I continued to build other stuff as well. It wasn't just Ben who wrote me. A bunch of people did. I started talking to all these people. I was up in San Francisco once every two weeks or so during my first semester of college. I kind of figured out that I could just do this full-time.

I went into college, literally had no idea I was ever going to leave. I was 100% set on getting my degree and doing whatever. Coming from Asia, where that's kind of the mindset. Getting all these offers, it was like, "Oh, shit, I could actually just do this now." Why would I wait 4 years to go do this?

My goal was to get a degree and go do this. I could skip 3 and a half years, that sounds pretty good. I can stop paying USC $50,000 a year or whatever. That's how that started. I told Ben, "Hey, I have all these offers. I would love one from you guys, because I think you guys are super early and super onto what I want to go into." That's how that happened.

Ryan: I have a Filipino mother. Was there any resistance in terms of when you told her, "Hey, I'm going to skip the college part. I'm just going to go start working"?

Sahil: A little bit. Definitely from my dad. My mom was actually pretty cool about it. My grandmother was also totally cool with it. She was like, "Oh, yes, so you're leaving college?" I was like,
"Yes?" She's like, "That sounds awesome!" And I'm like, "All right." But I think I wasn't being stupid about it. It's very easy to be like, "Fuck college, I'm going to go to a start-up" or whatever. But I wasn't. I had a very specific agenda.

I wanted to figure out whether this career path was for me, if I was going to get paid a salary. That's how I paid rent. There was enough of that. I wasn't leaving USC. I wasn't just peacing out. I was actually going to go, and if it didn't work out, I would have gone back. That's the safety net.

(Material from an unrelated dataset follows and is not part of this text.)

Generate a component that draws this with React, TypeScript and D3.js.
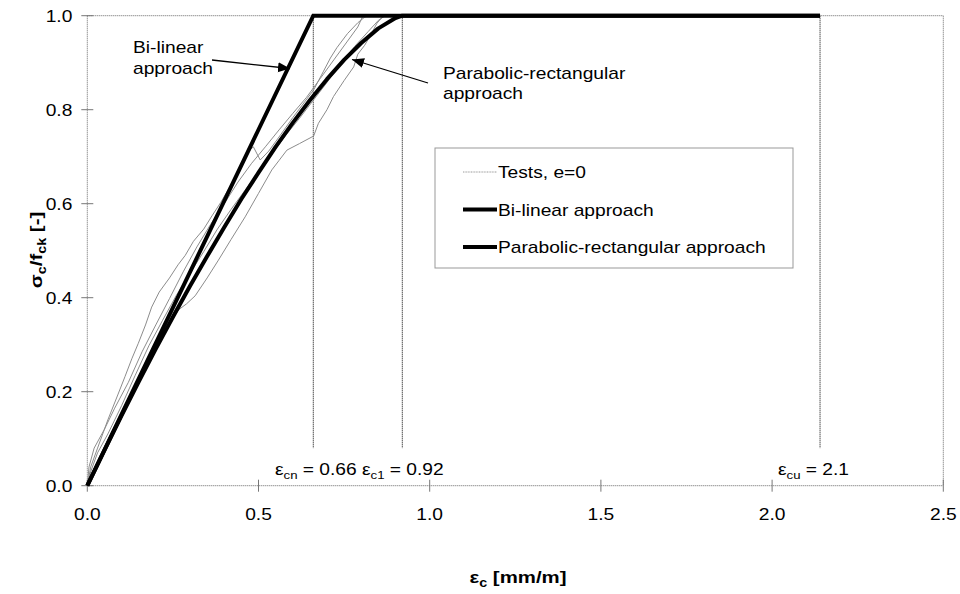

The safety net is USC.

Even if all hell breaks loose now, even today, I could totally go back, and I would have lost a year and a half, 2 years. Which is not that bad for being able to figure out if this is really what I want to do. That cost-
benefit analysis made a lot of sense.

Ryan: Right. In terms of that, it's almost even more beneficial because you're not doing two or three years of a different major and then saying, "Oh, I want to switch at this point".

Sahil: Yes. It's very similar to that. Most people have no idea what they want to do. A friend called me yesterday saying she was switching her major for like the 11th time. I'm like, "It doesn't matter. Whatever major you end up getting, you are not going to use it. You are going to figure out what you want to do and you're going to go do that."

Majors are great. Having a degree, having that piece of paper is still awesome, and I would love to have it if it was easy to get. It's just not for me and not worth four years of my life.

Ryan: Right. I want to talk a little bit in terms of what you did with Pinterest. Because you wore tons of hats. You did front-
end code, you did back-end, you did the mobile app. A lot of us, we use Pinterest, and we are very fascinated by its user-interface, which is unique. Now it's being mimicked by Facebook and even the new MySpace to a degree.

How did that interface evolve on the mobile app? What were some of the challenges there that you guys faced in trying to get it to all work?

Sahil: Yes. The funny thing with MySpace is the first time TechCrunch ever wrote about Pinterest was two years ago when the old MySpace copied Pinterest's layout as well. They're used to it. It's kind of funny. Then they never wrote about us again because they stopped caring. Thank you about the layout and stuff like that. I think how mobile it is unique.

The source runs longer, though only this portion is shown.